本当に生き生きと対話し、活動している子ども達を見ることができて、嬉しい気持ちになったし、あの表情が見れただけでやってよかったと思えた笑顔はたくさんあった。

そこから大人と子どもで教室でご飯を食べた。食を通して繋がる部分があることも知っていたからこそ、どうして同じ空間で食べることに拘った。子供の給食を見る大人が「いいな〜」って目で訴えてくるのが面白かった。

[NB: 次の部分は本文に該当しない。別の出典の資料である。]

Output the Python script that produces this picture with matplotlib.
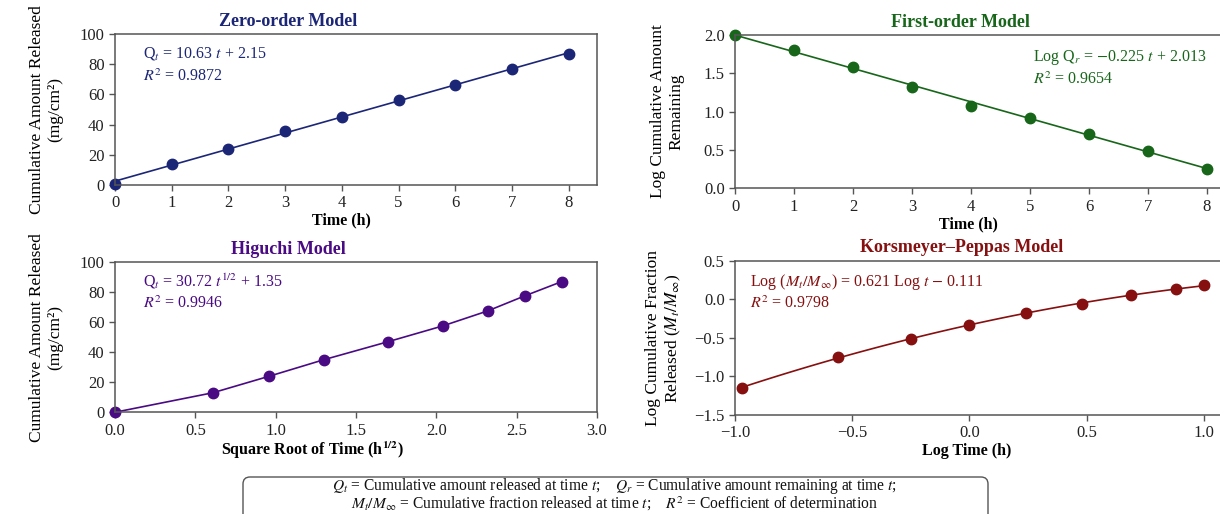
import matplotlib
matplotlib.use("Agg")
import matplotlib.pyplot as plt
import numpy as np
from matplotlib.patches import FancyBboxPatch

plt.rcParams['font.family'] = ['Liberation Serif', 'DejaVu Serif']
plt.rcParams['mathtext.fontset'] = 'stix'
plt.rcParams['axes.unicode_minus'] = True

# Zero-order: cumulative amount released vs time
zero_t = [0, 1, 2, 3, 4, 5, 6, 7, 8]
zero_q = [1.0, 14.0, 24.0, 35.5, 45.0, 56.0, 66.5, 76.5, 87.0]

# First-order: log cumulative amount remaining vs time
first_t = [0, 1, 2, 3, 4, 5, 6, 7, 8]
first_logq = [2.0, 1.80, 1.58, 1.32, 1.07, 0.92, 0.71, 0.49, 0.25]

# Higuchi: amount released vs square root of time
hig_sqrt_t = [0.0, 0.61, 0.96, 1.30, 1.70, 2.04, 2.32, 2.55, 2.78]
hig_q = [0.0, 13.0, 24.0, 35.0, 47.0, 57.5, 67.5, 77.5, 87.0]

# Korsmeyer-Peppas: log fraction released vs log time
kp_logt = [-0.97, -0.56, -0.25, 0.0, 0.24, 0.48, 0.69, 0.88, 1.0]
kp_logf = [-1.15, -0.75, -0.52, -0.33, -0.18, -0.06, 0.05, 0.13, 0.18]

c_zero = "#1c2677"
c_first = "#17661a"
c_hig = "#4a0a84"
c_kp = "#860f0f"

fig = plt.figure(figsize=(12.2, 5.14), dpi=100)

ax1 = fig.add_axes([0.0943, 0.640, 0.395, 0.294])
ax2 = fig.add_axes([0.6025, 0.634, 0.411, 0.298])
ax3 = fig.add_axes([0.0943, 0.198, 0.395, 0.292])
ax4 = fig.add_axes([0.6025, 0.193, 0.4035, 0.300])

LAB = 12.5
ANN = 11.5


def style(ax, color, title, tx):
    for s in ax.spines.values():
        s.set_color("#555555")
        s.set_linewidth(1.1)
    ax.tick_params(direction="out", length=4, width=1, colors="#555555",
                   labelcolor="#222222", labelsize=12)
    ax.set_title(title, color=color, fontsize=13, fontweight="bold", pad=6, x=tx)


# zero-order
style(ax1, c_zero, "Zero-order Model", 0.36)
fit = np.polyfit(zero_t, zero_q, 1)
xx = np.array([zero_t[0], zero_t[-1]])
ax1.plot(xx, np.polyval(fit, xx), color=c_zero, lw=1.2)
ax1.plot(zero_t, zero_q, "o", color=c_zero, ms=7.5, clip_on=False)
ax1.set_xlim(0, 8.5)
ax1.set_ylim(0, 100)
ax1.set_xticks(range(0, 9))
ax1.set_yticks(range(0, 101, 20))
ax1.set_xlabel("Time (h)", fontsize=11.5, fontweight="bold", labelpad=1, x=0.47)
ax1.set_ylabel("Cumulative Amount Released\n(mg/cm\u00b2)", fontsize=LAB, labelpad=12)
ax1.text(0.058, 0.87, r"Q$_t$ = 10.63 $t$ + 2.15", transform=ax1.transAxes,
         color=c_zero, fontsize=ANN, va="center")
ax1.text(0.058, 0.72, r"$R^2$ = 0.9872", transform=ax1.transAxes,
         color=c_zero, fontsize=ANN, va="center")

# first-order
style(ax2, c_first, "First-order Model", 0.45)
fit = np.polyfit(first_t, first_logq, 1)
xx = np.array([first_t[0], first_t[-1]])
ax2.plot(xx, np.polyval(fit, xx), color=c_first, lw=1.2)
ax2.plot(first_t, first_logq, "o", color=c_first, ms=7.5, clip_on=False)
ax2.set_xlim(0, 8.5)
ax2.set_ylim(0, 2.0)
ax2.set_xticks(range(0, 9))
ax2.set_yticks([0.0, 0.5, 1.0, 1.5, 2.0])
ax2.set_xlabel("Time (h)", fontsize=11.5, fontweight="bold", labelpad=1, x=0.465)
ax2.set_ylabel("Log Cumulative Amount\nRemaining", fontsize=LAB, labelpad=14)
ax2.text(0.595, 0.85, r"Log Q$_r$ = $-$0.225 $t$ + 2.013", transform=ax2.transAxes,
         color=c_first, fontsize=ANN, va="center")
ax2.text(0.595, 0.71, r"$R^2$ = 0.9654", transform=ax2.transAxes,
         color=c_first, fontsize=ANN, va="center")

# higuchi
style(ax3, c_hig, "Higuchi Model", 0.36)
ax3.plot(hig_sqrt_t, hig_q, "-", color=c_hig, lw=1.2)
ax3.plot(hig_sqrt_t, hig_q, "o", color=c_hig, ms=7.5, clip_on=False)
ax3.set_xlim(0, 3.0)
ax3.set_ylim(0, 100)
ax3.set_xticks([0.0, 0.5, 1.0, 1.5, 2.0, 2.5, 3.0])
ax3.set_yticks(range(0, 101, 20))
ax3.set_xlabel(r"Square Root of Time (h$^{\mathbf{1/2}}$)", fontsize=11.5,
               fontweight="bold", labelpad=1, x=0.41)
ax3.set_ylabel("Cumulative Amount Released\n(mg/cm\u00b2)", fontsize=LAB, labelpad=12)
ax3.text(0.058, 0.87, r"Q$_t$ = 30.72 $t^{1/2}$ + 1.35", transform=ax3.transAxes,
         color=c_hig, fontsize=ANN, va="center")
ax3.text(0.058, 0.72, r"$R^2$ = 0.9946", transform=ax3.transAxes,
         color=c_hig, fontsize=ANN, va="center")

# korsmeyer-peppas
style(ax4, c_kp, "Korsmeyer\u2013Peppas Model", 0.46)
fit = np.polyfit(kp_logt, kp_logf, 2)
xx = np.linspace(kp_logt[0], kp_logt[-1], 100)
ax4.plot(xx, np.polyval(fit, xx), color=c_kp, lw=1.2)
ax4.plot(kp_logt, kp_logf, "o", color=c_kp, ms=7.5, clip_on=False)
ax4.set_xlim(-1.0, 1.1)
ax4.set_ylim(-1.5, 0.5)
ax4.set_xticks([-1.0, -0.5, 0.0, 0.5, 1.0])
ax4.set_yticks([-1.5, -1.0, -0.5, 0.0, 0.5])
ax4.set_xlabel("Log Time (h)", fontsize=11.5, fontweight="bold", labelpad=1, x=0.47)
ax4.set_ylabel("Log Cumulative Fraction\nReleased ($M_t/M_\\infty$)", fontsize=LAB, labelpad=8)
ax4.text(0.03, 0.86, r"Log ($M_t/M_\infty$) = 0.621 Log $t$ $-$ 0.111",
         transform=ax4.transAxes, color=c_kp, fontsize=ANN, va="center")
ax4.text(0.03, 0.72, r"$R^2$ = 0.9798", transform=ax4.transAxes,
         color=c_kp, fontsize=ANN, va="center")

# footnote box
box = FancyBboxPatch((2.43, -0.15), 7.45, 0.52,
                     boxstyle="round,pad=0,rounding_size=0.07",
                     transform=fig.dpi_scale_trans, facecolor="white",
                     edgecolor="#555555", lw=1.0)
fig.patches.append(box)
fig.text(0.504, 1 - 486 / 514,
         r"$Q_t$ = Cumulative amount released at time $t$;    "
         r"$Q_r$ = Cumulative amount remaining at time $t$;",
         ha="center", va="center", fontsize=11.2, color="#111111")
fig.text(0.504, 1 - 504 / 514,
         r"$M_t/M_\infty$ = Cumulative fraction released at time $t$;    "
         r"$R^2$ = Coefficient of determination",
         ha="center", va="center", fontsize=11.2, color="#111111")

fig.savefig("out.png", dpi=100)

昼休みは体育館も使って体を大人も子供も動かした。僕はこの瞬間が1番好きだったりする。遊びを通して大人が無邪気になるのも、子供が大人と真剣にぶつかるのも、どっちも見ることができて好きだ。たぶんこれが日常的になったら大人と子供が関わる機会を無理に作る必要なんて無くなるんだろうなって思っていた。

そして、5時間目になり各クラスで自分たちが作った絵を紹介し合って褒め合った。非言語的な活動で見えてきたことを立ち止まって言語的な活動にすることで、どうしてこの活動をしたのか自分の中で意味付けをしっかりして欲しかったのだ。

そして、絵を互いに紹介した後は100枚の絵を自由に見る時間にした。100枚の人生の絵が広がっていて、本当に比べようがなかった。僕たちが言葉でいくら伝えても響かない人生は100種100通りあることを体感することができていた。本当にあの光景が見たくてこの授業に挑戦したとはいえ、いざ目にしてみると不思議な感情が溢れかえっていた。

最後にペアを組んだ大人から子ども達に向けて熱いメッセージを伝えてもらった。この瞬間はいつ見ても熱くてたまらなく好きだ。子どもに真剣に向き合って、熱い想いを伝えてる大人も、それを真剣に受け取ろうとする子どもも素敵だ。

本当に教員人生でも指折りに素敵な時間だった。

これまでの子ども達の成長がところどころに見れた。子ども達が1000人の大人と出会い、真剣に悩み自分たちで作った人生設計があったからこそ絵という形にできるだけの想いがあった。1000人の大人と出会ってきたからこそ、初対面の大人にも緊張しないで関われるだけの社会性があった。プロジェクトで自分の半径50㎝の人を幸せにするために動いてきたからこそ、自分で判断して大人も巻き込んで絵を完成させる行動力があった。

単発でこの授業をやっても意味がないのだ。この1年間の積み上げがあったからこそできたことだった。

本当に今回この企画に参加してくださった皆さん。そしてこれまでこの実践に関わってくださった皆さん、本当にありがとうございました。